Marshall Grant, a bass player who, as an original member of Johnny Cash’s band, the Tennessee Two, helped create the group’s pulsing “boom-chicka-boom” sound, died Sunday in Jonesboro, Ark. He was 83.
His death was confirmed by the Memorial Park Funeral Home and Cemetery in Memphis, Tenn. Grant, who lived in Hernando, Miss., was in Jonesboro for the Johnny Cash Festival, an event to raise money to restore Cash’s childhood home in Dyess, Ark.
Grant, who played acoustic and electric bass with Cash from 1954 to 1980 and was the road manager for the group, provided the thumping foundation on “Folsom Prison Blues,” “I Walk the Line,” “Ring of Fire,” “The Man in Black” and many other songs and on the live albums that Cash recorded at Folsom prison and San Quentin.

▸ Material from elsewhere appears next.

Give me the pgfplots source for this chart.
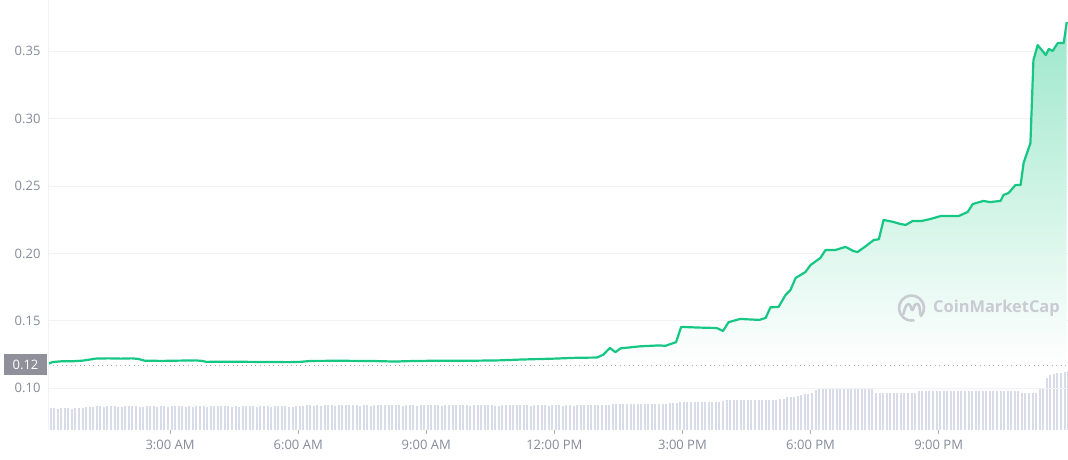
\documentclass[border=0pt]{standalone}
\usepackage{pgfplots}
\pgfplotsset{compat=1.18}
\usepackage{pgfplotstable}
\usepackage{fontspec}
\setmainfont{Open Sans}
\definecolor{cmcgreen}{HTML}{16C784}
\definecolor{lblgrey}{HTML}{858A99}
\definecolor{volgrey}{HTML}{D8DBE8}
\definecolor{gridgrey}{HTML}{F1F2F5}
\definecolor{boxgrey}{HTML}{8F9099}
\definecolor{wmgrey}{HTML}{C9CBD3}

% price (USD) vs hour of day
\pgfplotstableread{
h p
0.14 0.1181
0.25 0.1195
0.45 0.1200
0.70 0.1200
0.95 0.1205
1.10 0.1212
1.25 0.1220
1.55 0.1222
1.85 0.1220
2.10 0.1222
2.25 0.1218
2.40 0.1205
2.80 0.1203
3.20 0.1205
3.60 0.1207
3.75 0.1203
3.85 0.1196
4.50 0.1197
5.20 0.1195
5.80 0.1194
6.05 0.1196
6.30 0.1203
7.00 0.1204
7.80 0.1202
8.30 0.1198
8.50 0.1201
9.10 0.1204
10.00 0.1204
10.70 0.1207
11.20 0.1213
12.00 0.1220
12.50 0.1226
13.00 0.1228
13.15 0.1250
13.30 0.1299
13.43 0.1268
13.55 0.1296
14.00 0.1311
14.45 0.1318
14.60 0.1315
14.85 0.1342
14.97 0.1455
15.40 0.1450
15.80 0.1447
15.95 0.1425
16.08 0.1490
16.35 0.1514
16.80 0.1507
16.95 0.1522
17.06 0.1600
17.25 0.1603
17.41 0.1690
17.53 0.1729
17.65 0.1818
17.88 0.1862
18.00 0.1914
18.23 0.1966
18.35 0.2025
18.58 0.2025
18.82 0.2048
19.00 0.2018
19.10 0.2010
19.30 0.2055
19.48 0.2099
19.60 0.2105
19.71 0.2248
19.94 0.2233
20.10 0.2218
20.23 0.2211
20.39 0.2240
20.60 0.2240
20.81 0.2255
21.05 0.2277
21.47 0.2277
21.68 0.2307
21.80 0.2366
22.05 0.2389
22.20 0.2380
22.45 0.2389
22.52 0.2433
22.64 0.2448
22.80 0.2507
22.92 0.2507
22.99 0.2670
23.15 0.2818
23.22 0.3433
23.32 0.3544
23.51 0.3470
23.58 0.3515
23.67 0.3500
23.79 0.3559
23.93 0.3559
24.00 0.3715
}\price

% volume (relative), one bar every 5 minutes from 00:12
\pgfplotstableread{
v
22
22
21
22
22
22
21
22
22
22
23
23
23
24
24
23
24
24
24
23
23
24
24
24
24
23
23
24
24
24
23
24
24
23
24
24
24
24
23
24
23
24
24
24
23
24
24
24
24
24
24
23
24
23
24
24
24
24
23
24
24
24
23
24
24
24
24
23
23
24
24
24
25
25
24
25
24
25
25
25
24
25
25
25
25
25
25
24
25
25
24
25
25
25
25
25
25
25
25
24
25
25
25
24
25
25
25
25
25
25
24
25
25
25
25
25
25
25
24
25
25
25
25
25
25
24
24
25
25
25
25
25
25
25
25
24
25
25
25
25
24
25
25
25
24
25
25
24
25
25
25
25
25
25
25
25
25
25
26
26
26
26
26
26
26
26
26
26
26
26
26
26
26
26
27
27
27
28
28
28
28
28
28
28
28
28
28
28
28
29
30
30
30
30
30
30
30
30
30
30
30
30
30
30
30
31
31
33
33
33
34
35
36
36
37
40
41
41
41
41
41
41
41
41
41
41
41
41
41
41
41
41
37
37
37
37
37
37
37
37
37
37
37
37
39
39
39
39
39
39
39
39
39
39
39
39
39
39
39
39
39
39
39
39
39
39
39
39
39
39
39
39
39
37
37
37
37
37
41
42
52
55
56
57
57
58
59
60
62
65
}\vol

\begin{document}
\begin{tikzpicture}
\useasboundingbox (-48pt,-30pt) rectangle (1020pt,430pt);
% volume bars
\begin{axis}[scale only axis, width=1020pt, height=430pt,
  xmin=0.14, xmax=24.03, ymin=0, ymax=430, hide axis]
\addplot[ycomb, volgrey, line width=2pt, mark=none] table[x expr=0.2+\coordindex/12, y=v] {\vol};
\end{axis}
% price
\begin{axis}[scale only axis, width=1020pt, height=430pt,
  xmin=0.14, xmax=24.03, ymin=0.0691, ymax=0.3878,
  axis line style={draw=none},
  ytick={0.10,0.15,0.20,0.25,0.30,0.35},
  ymajorgrids, grid style={gridgrey, line width=0.8pt},
  xtick={3,6,9,12,15,18,21},
  xticklabels={3:00 AM,6:00 AM,9:00 AM,12:00 PM,3:00 PM,6:00 PM,9:00 PM},
  tick align=outside, major tick length=4pt,
  ytick style={draw=none},
  xtick style={draw=lblgrey!70, line width=0.8pt},
  ticklabel style={font=\fontsize{13}{15}\selectfont, text=lblgrey},
  yticklabel style={/pgf/number format/fixed, /pgf/number format/fixed zerofill,
    /pgf/number format/precision=2, /pgf/number format/assume math mode=true},
  xticklabel style={yshift=-3pt},
]
\addplot[draw=none, top color=cmcgreen!42!white, bottom color=white] table[x=h, y=p] {\price}
  -- (axis cs:24.00,0.1173) -- (axis cs:0.14,0.1173) -- cycle;
\addplot[lblgrey!70, line width=0.9pt, dash pattern=on 1pt off 3.5pt, mark=none] coordinates {(0.14,0.1173) (24.03,0.1173)};
\addplot[cmcgreen, line width=2.2pt, line join=round, mark=none] table[x=h, y=p] {\price};
\end{axis}
\draw[gridgrey, line width=0.8pt] (0,0) -- (0,430pt);
% current-price tag
\node[fill=boxgrey, text=white, font=\fontsize{13}{15}\selectfont, minimum width=43pt, minimum height=21pt, inner sep=0pt] at (-22.5pt,65.5pt) {0.12};
% watermark
\begin{scope}[shift={(863.5pt,122pt)}, wmgrey, line width=2.6pt, line cap=round]
\draw (-40:12.5pt) arc[start angle=-40, end angle=280, radius=12.5pt];
\draw[line join=round] (-8pt,-6pt) .. controls (-6pt,4pt) and (-3pt,6pt) .. (-1pt,2pt) .. controls (0pt,-2pt) and (1pt,-4pt) .. (2pt,0pt) .. controls (3pt,5pt) and (7pt,6pt) .. (8pt,1pt) -- (9pt,-7pt);
\end{scope}
\node[anchor=west, text=wmgrey, font=\fontsize{16.4}{19}\selectfont\bfseries, inner sep=0pt] at (885pt,122pt) {CoinMarketCap};
\end{tikzpicture}
\end{document}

Luther Perkins, the other original member of the Tennessee Two, played lead guitar and created the scratchy rhythm pattern overlaying Grant’s bass lines. With the addition of the drummer W.S. Holland in 1960, Cash’s backup became the Tennessee Three.
The group’s signature sound came into being overnight — literally — as Grant recounted on a number of occasions. Shortly after he switched from rhythm guitar to bass, which he did not know how to play, he and his fellow musicians began experimenting with the group’s new configuration.
“We finally got it tuned, and then we stuck adhesive tape all over the neck with the notes on it, and then we started playing little rhythm patterns,” he said on being inducted into the Musicians’ Hall of Fame and Museum in Nashville, Tenn., with Perkins in 2007. “The only thing that we could do was what the world now knows as the boom-chicka-boom-chicka-boom sound that we established that first night.”
Grant was introduced to Cash in 1947, and recorded and toured with him for the next 25 years. A teetotaler and nonsmoker, he took on the arduous task of shepherding Cash to performances through the years of his well-documented drug abuse and erratic, self-destructive behavior. “I took every step that he took, I looked out after him,” he said in a 2008 interview with the website classicbands.com. “I did everything you could do for a person.”
The relationship came to grief in 1980. After a series of disputes, Cash fired Grant, who sued for wrongful termination and embezzlement of retirement money. The suit was settled out of court.
“Marshall was a solid, solid rock,” Roseanne Cash told The Nashville Tennessean. “I cannot imagine what would have happened on those tours without him. He understood how complicated my dad was, that he was a great musician who had real demons.”
After parting ways with Cash, who died in 2003, Grant managed the Statler Brothers, with whom he had recorded the 1965 hit “Flowers on the Wall.” He later reconciled with Cash and performed with him onstage in 1999.
In addition to his wife, Etta, survivors include a son, Randall.